The Association is a community-controlled social landlord operating in the Govanhill and Merrylee neighbourhoods of Glasgow. We own and manage around 2,800 homes for social rent and we factor a further 1,500 privately owned properties.
Govanhill is dominated by tenement housing, most of it built between 1890 and 1912 and with some interwar tenements too. It has been a popular settlement area, whether temporary or permanent, for people coming to Glasgow and Scotland for well over a century and is today the most ethnically diverse neighbourhood in Scotland.
Registered in 1974, the Association’s roots lie in Glasgow’s policy of large-scale demolitions of slum housing from the late 1950s/1960s onwards, which saw the dispersal of people living in inner-city communities to a new generation of council houses on the city’s outer edges.
Some communities, including Govanhill, largely escaped the bulldozers but there was no political, strategic or financial plan in place to deal with the appalling housing conditions that remained. By 1974, legislation and funding structures finally caught up with the need to deal with sub-tolerable tenement housing. The local authority acquired powers to declare housing action areas for Improvement, and grants became available to buy and refurbish tenement housing.
This facilitated a new breed of housing associations – Govanhill among them – which acted as buyers, developers, and managers of tenement housing. Led by local residents, these housing associations were to become renewal agents in working class communities throughout Glasgow and a shining example of people power in action.
For a decade after 1974, most tenement housing in Glasgow was treated on a “patch and repair” basis.

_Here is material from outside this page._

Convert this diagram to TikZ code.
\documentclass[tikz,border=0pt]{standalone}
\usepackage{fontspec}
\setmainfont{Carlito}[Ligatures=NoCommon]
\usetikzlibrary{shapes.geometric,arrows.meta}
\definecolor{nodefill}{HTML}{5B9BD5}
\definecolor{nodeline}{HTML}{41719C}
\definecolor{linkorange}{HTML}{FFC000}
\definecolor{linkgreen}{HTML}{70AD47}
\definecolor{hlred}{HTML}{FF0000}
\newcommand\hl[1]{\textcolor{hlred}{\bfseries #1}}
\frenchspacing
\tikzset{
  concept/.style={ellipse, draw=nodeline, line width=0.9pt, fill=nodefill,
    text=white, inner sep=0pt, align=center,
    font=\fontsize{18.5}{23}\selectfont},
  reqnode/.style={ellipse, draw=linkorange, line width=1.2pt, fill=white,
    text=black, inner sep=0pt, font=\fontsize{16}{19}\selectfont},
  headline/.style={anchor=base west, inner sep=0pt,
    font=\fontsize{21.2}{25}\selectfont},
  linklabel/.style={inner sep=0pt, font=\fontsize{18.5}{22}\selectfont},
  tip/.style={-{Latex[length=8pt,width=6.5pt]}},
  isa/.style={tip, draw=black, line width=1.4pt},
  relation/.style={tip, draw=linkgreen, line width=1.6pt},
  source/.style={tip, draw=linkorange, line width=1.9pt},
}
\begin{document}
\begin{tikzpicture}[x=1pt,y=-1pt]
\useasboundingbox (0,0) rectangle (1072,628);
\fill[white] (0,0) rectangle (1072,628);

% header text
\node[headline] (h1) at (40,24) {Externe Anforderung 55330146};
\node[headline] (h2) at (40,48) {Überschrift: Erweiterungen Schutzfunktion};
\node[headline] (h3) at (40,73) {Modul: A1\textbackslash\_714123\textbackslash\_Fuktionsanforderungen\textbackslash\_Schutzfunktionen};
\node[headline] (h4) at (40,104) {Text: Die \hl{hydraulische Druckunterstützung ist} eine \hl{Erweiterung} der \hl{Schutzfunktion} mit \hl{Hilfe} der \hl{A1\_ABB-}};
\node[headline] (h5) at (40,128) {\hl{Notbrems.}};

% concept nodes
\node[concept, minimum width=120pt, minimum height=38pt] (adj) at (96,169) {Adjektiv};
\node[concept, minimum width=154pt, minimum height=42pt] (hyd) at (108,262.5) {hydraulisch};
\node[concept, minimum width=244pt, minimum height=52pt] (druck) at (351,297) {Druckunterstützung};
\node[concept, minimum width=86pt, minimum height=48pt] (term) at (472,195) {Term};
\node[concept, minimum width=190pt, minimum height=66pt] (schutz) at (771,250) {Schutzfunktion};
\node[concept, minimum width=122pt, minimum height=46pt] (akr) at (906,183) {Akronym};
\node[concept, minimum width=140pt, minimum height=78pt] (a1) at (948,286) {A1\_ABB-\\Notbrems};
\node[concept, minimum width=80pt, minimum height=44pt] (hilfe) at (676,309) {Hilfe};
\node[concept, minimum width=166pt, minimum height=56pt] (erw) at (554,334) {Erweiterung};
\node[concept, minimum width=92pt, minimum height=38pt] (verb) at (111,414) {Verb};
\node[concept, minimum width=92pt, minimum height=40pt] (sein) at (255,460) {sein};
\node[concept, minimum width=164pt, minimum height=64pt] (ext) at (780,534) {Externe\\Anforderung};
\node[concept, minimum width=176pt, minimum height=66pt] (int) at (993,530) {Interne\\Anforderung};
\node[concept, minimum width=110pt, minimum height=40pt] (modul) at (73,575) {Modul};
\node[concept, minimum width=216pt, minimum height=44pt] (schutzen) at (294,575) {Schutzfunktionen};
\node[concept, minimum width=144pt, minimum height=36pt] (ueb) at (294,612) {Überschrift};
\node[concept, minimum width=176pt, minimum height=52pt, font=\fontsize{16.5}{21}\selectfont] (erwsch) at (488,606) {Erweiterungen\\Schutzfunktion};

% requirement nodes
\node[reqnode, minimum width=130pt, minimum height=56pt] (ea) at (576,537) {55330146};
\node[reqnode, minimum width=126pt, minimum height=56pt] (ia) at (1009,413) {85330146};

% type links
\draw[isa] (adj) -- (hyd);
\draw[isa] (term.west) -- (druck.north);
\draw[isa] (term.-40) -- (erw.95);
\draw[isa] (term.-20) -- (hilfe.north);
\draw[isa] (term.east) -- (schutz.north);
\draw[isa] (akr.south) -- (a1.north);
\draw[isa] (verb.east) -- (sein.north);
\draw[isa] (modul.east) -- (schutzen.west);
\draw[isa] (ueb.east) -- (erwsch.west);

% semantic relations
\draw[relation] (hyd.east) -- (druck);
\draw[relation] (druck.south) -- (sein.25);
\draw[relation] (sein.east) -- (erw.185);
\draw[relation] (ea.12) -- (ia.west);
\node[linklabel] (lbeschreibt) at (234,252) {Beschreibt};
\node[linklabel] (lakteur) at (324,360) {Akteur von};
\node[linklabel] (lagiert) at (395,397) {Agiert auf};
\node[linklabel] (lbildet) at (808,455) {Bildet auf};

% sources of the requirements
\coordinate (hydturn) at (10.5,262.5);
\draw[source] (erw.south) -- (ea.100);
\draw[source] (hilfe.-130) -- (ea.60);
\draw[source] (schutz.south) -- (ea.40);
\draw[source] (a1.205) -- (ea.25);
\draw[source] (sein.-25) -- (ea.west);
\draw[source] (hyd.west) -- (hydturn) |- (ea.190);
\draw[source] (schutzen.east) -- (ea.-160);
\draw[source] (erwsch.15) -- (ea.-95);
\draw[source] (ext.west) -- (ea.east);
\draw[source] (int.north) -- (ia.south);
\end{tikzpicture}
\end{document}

Prolonged campaigning by the city’s housing associations finally achieved a commitment to a fully comprehensive approach, improving whole blocks to higher standards and changing the mix and size of housing layouts within the tenements. This distinction is critical to understanding Govanhill’s housing stock today, in particular, the smaller flats that were typically produced during the first decade of the Association’s history.

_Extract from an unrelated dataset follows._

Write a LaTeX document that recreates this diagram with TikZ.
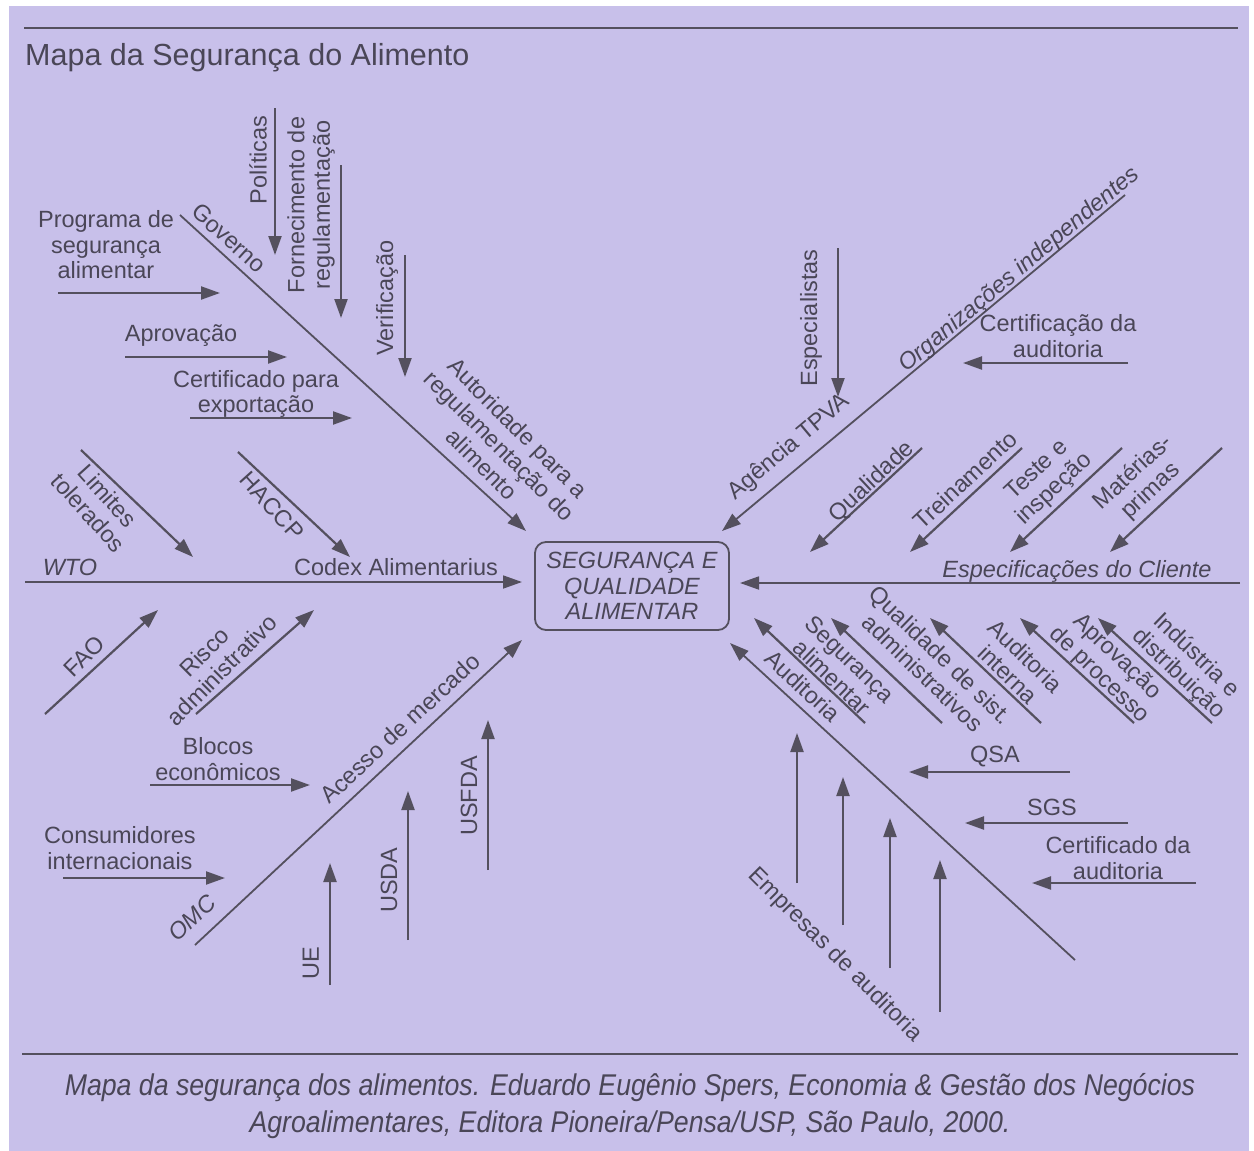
\documentclass[tikz,border=0pt]{standalone}
\usepackage{fontspec}
\setmainfont{Liberation Sans}
\usetikzlibrary{arrows.meta,positioning,calc}
\definecolor{Lilac}{HTML}{C8C0EA}
\definecolor{Ink}{HTML}{4A4657}
\definecolor{Wire}{HTML}{54505E}
\begin{document}
\begin{tikzpicture}[
  x=1pt,y=-1pt,
  lbl/.style={text=Ink,font=\fontsize{23.5}{25.5}\selectfont,inner sep=0pt,align=center},
  ilbl/.style={lbl,font=\fontsize{23.5}{25.5}\selectfont\itshape},
  arr/.style={-{Triangle[length=19pt,width=13pt]},line width=2.2pt,draw=Wire},
  spine/.style={arr,line width=1.8pt},
  rule/.style={line width=2.2pt,draw=Wire}
]
\useasboundingbox (0,0) rectangle (1254,1151);
\fill[white] (0,0) rectangle (1254,1151);
\fill[Lilac] (9,6) rectangle (1249,1151);

\coordinate (topL) at (24,28);   \coordinate (topR) at (1238,28);
\coordinate (botL) at (22,1054); \coordinate (botR) at (1238,1054);
\draw[rule] (topL) -- (topR);
\draw[rule] (botL) -- (botR);
\node[lbl,anchor=west,font=\fontsize{30.5}{34}\selectfont] (title) at (25,58) {Mapa da Segurança do Alimento};

\node[draw=Wire,line width=1.8pt,rounded corners=11pt,minimum width=194pt,minimum height=88pt,ilbl] (core) at (632,586) {SEGURANÇA E\\QUALIDADE\\ALIMENTAR};

\coordinate (govA) at (180,215);  \coordinate (govB) at (526,531);
\coordinate (wtoA) at (25,582);   \coordinate (wtoB) at (522,582);
\coordinate (omcA) at (195,945);  \coordinate (omcB) at (522,640);
\coordinate (orgA) at (1125,195); \coordinate (orgB) at (722,531);
\coordinate (espA) at (1240,583); \coordinate (espB) at (740,583);
\coordinate (audA) at (1075,960); \coordinate (audB) at (730,643);
\draw[spine] (govA) -- (govB);
\draw[spine] (wtoA) -- (wtoB);
\draw[spine] (omcA) -- (omcB);
\draw[spine] (orgA) -- (orgB);
\draw[spine] (espA) -- (espB);
\draw[spine] (audA) -- (audB);

\node[lbl,rotate=-42] (govL) at (229,238) {Governo};
\node[lbl,rotate=-45] (autL) at (500,446) {Autoridade para a\\regulamentação do\\alimento};
\node[ilbl,anchor=base] (wtoL) at (70,575) {WTO};
\node[lbl,anchor=base] (codL) at (396,575) {Codex Alimentarius};
\node[ilbl,rotate=43] (omcL) at (192,918) {OMC};
\node[lbl,rotate=43] (aceL) at (400,728) {Acesso de mercado};
\node[ilbl,rotate=40] (orgL) at (1020,270) {Organizações independentes};
\node[lbl,rotate=40] (agL) at (789,447) {Agência TPVA};
\node[ilbl,anchor=base] (espL) at (1077,577) {Especificações do Cliente};
\node[lbl,rotate=-43] (audL) at (803,686) {Auditoria};
\node[lbl,rotate=-45] (empL) at (835,955) {Empresas de auditoria};

\coordinate (polA) at (275,108); \coordinate (polB) at (275,255);
\coordinate (forA) at (341,165); \coordinate (forB) at (341,318);
\coordinate (verA) at (405,255); \coordinate (verB) at (405,377);
\coordinate (proA) at (58,293);  \coordinate (proB) at (220,293);
\coordinate (aprA) at (125,357); \coordinate (aprB) at (287,357);
\coordinate (cerA) at (190,418); \coordinate (cerB) at (352,418);
\draw[arr] (polA) -- (polB);
\draw[arr] (forA) -- (forB);
\draw[arr] (verA) -- (verB);
\draw[arr] (proA) -- (proB);
\draw[arr] (aprA) -- (aprB);
\draw[arr] (cerA) -- (cerB);
\node[lbl,rotate=90] (polL) at (258,160) {Políticas};
\node[lbl,rotate=90] (forL) at (311,205) {Fornecimento de\\regulamentação};
\node[lbl,rotate=90] (verL) at (387,298) {Verificação};
\node[lbl] (proL) at (106,245) {Programa de\\segurança\\alimentar};
\node[lbl] (aprL) at (181,336) {Aprovação};
\node[lbl] (cerL) at (256,394) {Certificado para\\exportação};

\coordinate (limA) at (81,450);  \coordinate (limB) at (193,557);
\coordinate (hacA) at (238,452); \coordinate (hacB) at (350,557);
\coordinate (faoA) at (45,714);  \coordinate (faoB) at (158,610);
\coordinate (risA) at (196,714); \coordinate (risB) at (314,610);
\draw[arr] (limA) -- (limB);
\draw[arr] (hacA) -- (hacB);
\draw[arr] (faoA) -- (faoB);
\draw[arr] (risA) -- (risB);
\node[lbl,rotate=-48] (limL) at (98,504) {Limites\\tolerados};
\node[lbl,rotate=-48] (hacL) at (272,506) {HACCP};
\node[lbl,rotate=45] (faoL) at (84,656) {FAO};
\node[lbl,rotate=45] (risL) at (213,661) {Risco\\administrativo};

\coordinate (bloA) at (150,785); \coordinate (bloB) at (310,785);
\coordinate (conA) at (63,878);  \coordinate (conB) at (225,878);
\coordinate (ueA) at (330,985);  \coordinate (ueB) at (330,863);
\coordinate (usdA) at (408,940); \coordinate (usdB) at (408,791);
\coordinate (fdaA) at (488,870); \coordinate (fdaB) at (488,720);
\draw[arr] (bloA) -- (bloB);
\draw[arr] (conA) -- (conB);
\draw[arr] (ueA) -- (ueB);
\draw[arr] (usdA) -- (usdB);
\draw[arr] (fdaA) -- (fdaB);
\node[lbl] (bloL) at (218,759) {Blocos\\econômicos};
\node[lbl] (conL) at (120,848) {Consumidores\\internacionais};
\node[lbl,rotate=90] (ueL) at (311,963) {UE};
\node[lbl,rotate=90] (usdL) at (389,880) {USDA};
\node[lbl,rotate=90] (fdaL) at (469,796) {USFDA};

\coordinate (speA) at (838,248);  \coordinate (speB) at (838,397);
\coordinate (cfaA) at (1128,363); \coordinate (cfaB) at (963,363);
\draw[arr] (speA) -- (speB);
\draw[arr] (cfaA) -- (cfaB);
\node[lbl,rotate=90] (speL) at (811,318) {Especialistas};
\node[lbl] (cfaL) at (1058,336) {Certificação da\\auditoria};

\coordinate (quaA) at (922,448);  \coordinate (quaB) at (810,552);
\coordinate (treA) at (1022,448); \coordinate (treB) at (910,552);
\coordinate (tesA) at (1122,448); \coordinate (tesB) at (1010,552);
\coordinate (matA) at (1222,448); \coordinate (matB) at (1110,552);
\draw[arr] (quaA) -- (quaB);
\draw[arr] (treA) -- (treB);
\draw[arr] (tesA) -- (tesB);
\draw[arr] (matA) -- (matB);
\node[lbl,rotate=43] (quaL) at (872,482) {Qualidade};
\node[lbl,rotate=43] (treL) at (965,480) {Treinamento};
\node[lbl,rotate=43] (tesL) at (1046,480) {Teste e\\inspeção};
\node[lbl,rotate=43] (matL) at (1142,482) {Matérias-\\primas};

\coordinate (segA) at (865,723);  \coordinate (segB) at (754,618);
\coordinate (qsiA) at (942,723);  \coordinate (qsiB) at (831,618);
\coordinate (intA) at (1041,723); \coordinate (intB) at (930,618);
\coordinate (pcsA) at (1134,723); \coordinate (pcsB) at (1020,618);
\coordinate (indA) at (1212,723); \coordinate (indB) at (1098,618);
\draw[arr] (segA) -- (segB);
\draw[arr] (qsiA) -- (qsiB);
\draw[arr] (intA) -- (intB);
\draw[arr] (pcsA) -- (pcsB);
\draw[arr] (indA) -- (indB);
\node[lbl,rotate=-44] (segL) at (841,668) {Segurança\\alimentar};
\node[lbl,rotate=-44] (qsiL) at (932,664) {Qualidade de sist.\\administrativos};
\node[lbl,rotate=-44] (intL) at (1017,665) {Auditoria\\interna};
\node[lbl,rotate=-44] (pcsL) at (1108,666) {Aprovação\\de processo};
\node[lbl,rotate=-44] (indL) at (1187,665) {Indústria e\\distribuição};

\coordinate (qsaA) at (1070,772); \coordinate (qsaB) at (909,772);
\coordinate (sgsA) at (1128,823); \coordinate (sgsB) at (965,823);
\coordinate (cdaA) at (1196,883); \coordinate (cdaB) at (1032,883);
\draw[arr] (qsaA) -- (qsaB);
\draw[arr] (sgsA) -- (sgsB);
\draw[arr] (cdaA) -- (cdaB);
\node[lbl] (qsaL) at (995,757) {QSA};
\node[lbl] (sgsL) at (1052,807) {SGS};
\node[lbl] (cdaL) at (1118,858) {Certificado da\\auditoria};

\coordinate (e1A) at (797,883);  \coordinate (e1B) at (797,733);
\coordinate (e2A) at (843,925);  \coordinate (e2B) at (843,777);
\coordinate (e3A) at (890,968);  \coordinate (e3B) at (890,818);
\coordinate (e4A) at (940,1012); \coordinate (e4B) at (940,860);
\draw[arr] (e1A) -- (e1B);
\draw[arr] (e2A) -- (e2B);
\draw[arr] (e3A) -- (e3B);
\draw[arr] (e4A) -- (e4B);

\node[ilbl,xscale=0.89,font=\fontsize{30}{37}\selectfont\itshape] (cap) at (630,1106) {Mapa da segurança dos alimentos. Eduardo Eugênio Spers, Economia \& Gestão dos Negócios\\Agroalimentares, Editora Pioneira/Pensa/USP, São Paulo, 2000.};
\end{tikzpicture}
\end{document}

Central and local government support for comprehensive tenement improvement programmes in Glasgow came to an end in the early 2000s. This has contributed to major structural changes in Govanhill’s housing system, along with a substantial reduction in owner occupation, rapid growth of private landlordism at the lower end of the market, a major influx of migrant workers from eastern European EU accession states, increases in population density, and deterioration of the building fabric and environmental conditions.

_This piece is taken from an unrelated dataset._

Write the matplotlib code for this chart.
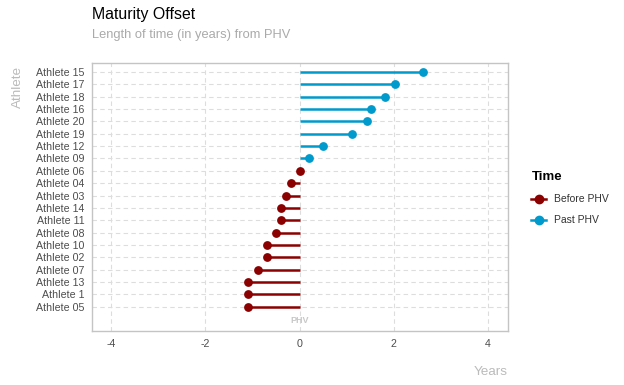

Despite limited development opportunities, the Association has completed just over 200 new build houses since the early 1980s. This has helped to increase diversity in house types and sizes, but the scale of the programme has not been sufficient to meet all of the housing needs present in the area.
The Association experienced further growth in 2010, when second stage transfers from Glasgow Housing Association (GHA) in Govanhill and Merrylee were finally completed, following a seven-year transfer process. The ex-GHA housing in Govanhill is located in the Association’s traditional area of operation. By contrast, Merrylee is a separate neighbourhood, to the south of Govanhill between Newlands and Cathcart.
Community governance has remained part of the Association’s organisational DNA for the last 40-plus years. It has been the foundation for sustainable regeneration, better long-term value for public money, and a wide range of achievements.